Taxpayers may claim relief for excess net interest expenses if they qualify for the equity escape provisions. Broadly, the taxpayer must be able to demonstrate that its ratio of equity to total assets is equal to or higher than the corresponding ratio of the worldwide consolidated group. The test can be applied at the level of the individual company or the Norwegian subgroup as a whole, at the taxpayer’s option. A grace margin of two percentage points is allowed. The equity escape provisions operate on an all-or-nothing basis; if satisfied, the taxpayer may deduct all net interest expenses; if not, the 25 per cent threshold applies. The rules do not allow the taxpayer to claim partial deduction (for example, up to the group ratio).
The comparison is based on the financial statements for the preceding year (ie, the availability of the exemption for the financial year 2019 is determined based on the 2018 financial year statements). A number of technical adjustments to the borrower’s financial statements are required. The overall aim is to ensure that assets and liabilities are valued according to the same principles in the accounts being compared, and to ensure that equity and debt are only counted once (broadly, where financing operating assets). The adjusted financial statements, and relevant tax return forms, must be approved by auditors.
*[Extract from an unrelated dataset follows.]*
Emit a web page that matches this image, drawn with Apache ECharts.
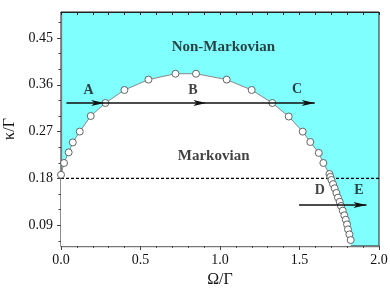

In order to apply either exception under the equity escape provisions, the group must have qualifying consolidated financial statements available for the comparison. Qualifying consolidated financial statements satisfy the following tests:
- the borrower applying the exception is consolidated on a line-by-line basis;
- the financial statements are prepared under one of the following accounting standards:
- Norwegian GAAP;
- the GAAP of any EU or EEA country;
- US GAAP;
- Japanese GAAP;
- IFRS; or
- IFRS for SMEs;
- the consolidated financial statements are prepared by the ultimate parent of the group, or a direct subsidiary of the ultimate parent if an accounting standard listed above provides that the ultimate parent does not need to prepare consolidated financial statements, or that the company applying the exception should not be included in the consolidation;
- if a borrower is subject to the rules but does not have qualifying consolidated financial statements, a set of consolidated financial statements may be prepared for the purposes of application of the exception; and
- even if the group ratio test is satisfied, the Standalone Restriction outlined below could still apply to restrict net interest on debt from related parties outside of the consolidated group.
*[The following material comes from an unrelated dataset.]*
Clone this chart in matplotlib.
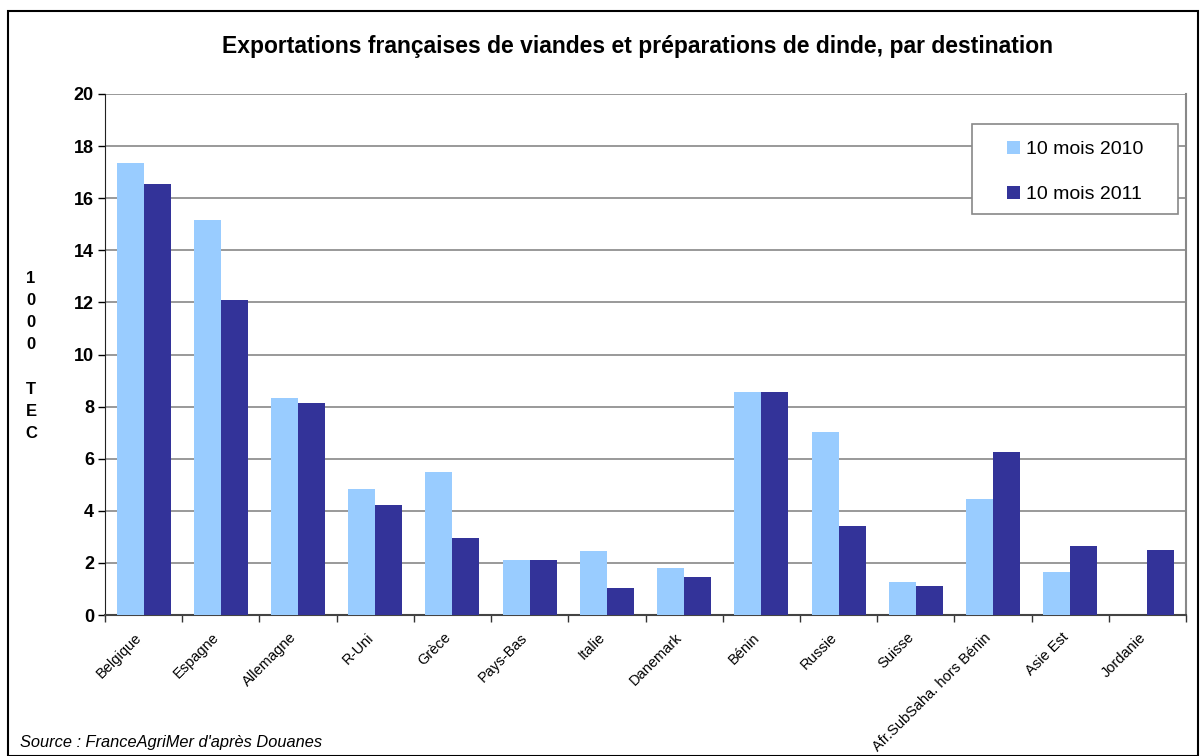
import numpy as np
import matplotlib
matplotlib.use("Agg")
import matplotlib.pyplot as plt
from matplotlib.patches import Rectangle
from matplotlib.transforms import ScaledTranslation

plt.rcParams["font.family"] = ["Liberation Sans", "DejaVu Sans"]

destinations = ["Belgique", "Espagne", "Allemagne", "R-Uni", "Grèce", "Pays-Bas",
                "Italie", "Danemark", "Bénin", "Russie", "Suisse",
                "Afr.SubSaha. hors Bénin", "Asie Est", "Jordanie"]
mois_2010 = [17.35, 15.16, 8.33, 4.84, 5.49, 2.11, 2.46, 1.80, 8.56, 7.02, 1.27, 4.45, 1.65, 0.0]
mois_2011 = [16.55, 12.09, 8.14, 4.22, 2.96, 2.11, 1.04, 1.46, 8.56, 3.42, 1.11, 6.26, 2.65, 2.49]
series_labels = ["10 mois 2010", "10 mois 2011"]
colors = ["#99CCFF", "#333399"]

fig = plt.figure(figsize=(12.01, 7.56), dpi=100)
ax = fig.add_axes([105 / 1201, 1 - 615 / 756, (1186 - 105) / 1201, (615 - 94) / 756])

x = np.arange(len(destinations))
w = 0.35
ax.bar(x - w / 2, mois_2010, w, color=colors[0], label=series_labels[0], zorder=3)
ax.bar(x + w / 2, mois_2011, w, color=colors[1], label=series_labels[1], zorder=3)

ax.set_xlim(-0.5, len(destinations) - 0.5)
ax.set_ylim(0, 20)
ax.set_yticks(np.arange(0, 21, 2))
ax.yaxis.grid(True, color="#888888", linewidth=1.2, zorder=0)
ax.tick_params(axis="y", labelsize=13, length=5, width=1, pad=3)
for lbl in ax.get_yticklabels():
    lbl.set_fontweight("bold")

# category boundary ticks, labels at centres
ax.set_xticks(np.arange(-0.5, len(destinations), 1.0), minor=True)
ax.set_xticks(x)
ax.tick_params(axis="x", which="minor", length=5, width=1, color="#333333")
ax.tick_params(axis="x", which="major", length=0, pad=11)
ax.set_xticklabels(destinations, rotation=45, ha="right", rotation_mode="anchor", fontsize=10.5)
offset = ScaledTranslation(-9 / 100, 0, fig.dpi_scale_trans)
for lbl in ax.get_xticklabels():
    lbl.set_transform(lbl.get_transform() + offset)

ax.spines["top"].set_visible(False)
ax.spines["right"].set_color("#888888")
ax.spines["right"].set_linewidth(1.5)
ax.spines["left"].set_color("#222222")
ax.spines["bottom"].set_color("#444444")
ax.spines["bottom"].set_linewidth(1.5)

# legend box drawn separately so its padding can match
box = Rectangle((972 / 1201, 1 - 214 / 756), 206 / 1201, 90 / 756,
                transform=fig.transFigure, facecolor="white",
                edgecolor="#888888", linewidth=1.2, zorder=5, clip_on=False)
ax.add_artist(box)
leg = ax.legend(loc="center", bbox_to_anchor=(1075 / 1201, 1 - 172 / 756),
                bbox_transform=fig.transFigure, fontsize=14, frameon=False,
                labelspacing=1.4, handlelength=0.7, handleheight=0.7,
                handletextpad=0.3, borderpad=0)
leg.set_zorder(6)

fig.text(638 / 1201, 1 - 47 / 756,
         "Exportations françaises de viandes et préparations de dinde, par destination",
         ha="center", va="center", fontsize=16.5, fontweight="bold")
fig.text(31 / 1201, 1 - 356 / 756, "1\n0\n0\n0\n\nT\nE\nC", ha="center", va="center",
         fontsize=12, fontweight="bold", linespacing=1.6)
fig.text(20 / 1201, 1 - 743 / 756, "Source : FranceAgriMer d'après Douanes",
         ha="left", va="center", fontsize=11.8, style="italic")

fig.patches.append(Rectangle((8 / 1201, 0), 1190 / 1201, 1 - 11 / 756, transform=fig.transFigure,
                             fill=False, edgecolor="black", linewidth=1.5))

fig.savefig("out.png", dpi=100)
A proposal containing new regulations and certain legislative amendments is currently on consultation. Very broadly, the proposals look to clarify certain aspects of the rules’ application. In certain respects, they also extend the scope of the rules, including by extending the definition of ‘companies in a consolidated group’ to cover entities that ‘could have been’ consolidated under IFRS, and by clarifying that the Standalone Restriction would apply to interest on related-party debt even if the total interest is below 25 million kroner. If enacted, the amendments will be effective from the financial year 2019.
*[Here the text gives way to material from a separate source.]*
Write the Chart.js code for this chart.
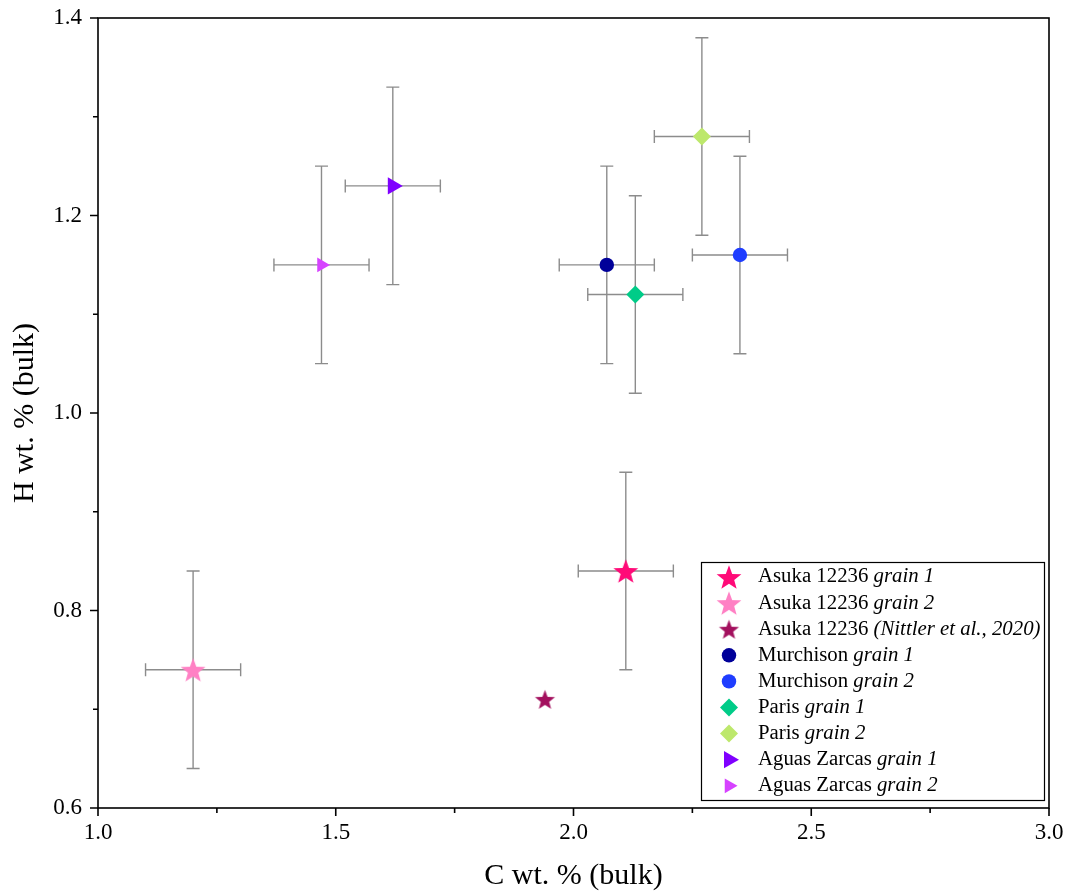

The Standalone Restriction may apply to companies that are not part of a consolidated group (and could not have been under IFRS principles). As above, the rules may cap deductibility at 25 per cent of tax EBITDA. However, the threshold for application of the rules is 5 million kroner, and the rules only restrict net interest on related-party debt.
Related parties are entities that directly or indirectly control (over 50 per cent) or are controlled by the borrower, and entities controlled by the same direct or indirect parent as the borrower. If debt to a third party is guaranteed by a related party, it is considered related-party debt. Specific exceptions apply, such as upstream guarantees from the subsidiaries of the borrower, and guarantees in the form of a simple pledge over the shares in the borrower.
Under either rule, disallowed interest expenses may be carried forward for up to 10 years. Carried-forward interest is utilised on a first-in, first-out basis.
Finally, general arm’s-length transfer pricing principles apply with respect to interest rate and capitalisation (debt-to-equity ratio). Norway follows the principles set out in the OECD Transfer Pricing Guidelines.Protections for acquisitions
What forms of protection are generally sought for stock and business asset acquisitions? How are they documented? How are any payments made following a claim under a warranty or indemnity treated from a tax perspective? Are they subject to withholding taxes or taxable in the hands of the recipient? Is tax indemnity insurance common in your jurisdiction?
Purchasers would normally look to include relevant protection mechanisms in the sale and purchase agreement. The nature and scope of protection would depend on the negotiations between the parties, as well as the potential exposure identified in the due diligence procedures. Typically, the purchaser would look to obtain protection covering all financial years open to reassessment, and tax claims are therefore typically regulated separately in terms of provisions limiting seller’s liability.
In the context of a share transaction, the sale and purchase agreement would typically include warranties (which the seller might disclose against), and indemnities. Full tax deeds are often observed where the purchaser is non-Norwegian (in particular from a common law jurisdiction), but less frequently so in a purely Norwegian context.
Warranty and indemnity insurance has also become more common. With recent legislative amendments extending the general statute of limitations for reassessment to five years, this trend appears likely to continue.
The tax treatment of payments under warranties or indemnities depends on how the agreement regulates such payments. Normally, the agreements provide that such payments should be an adjustment to the purchase price. The payments should therefore not be taxable in the hands of the purchaser (although they may reduce depreciation bases on tangible and intangible assets in the context of an asset deal).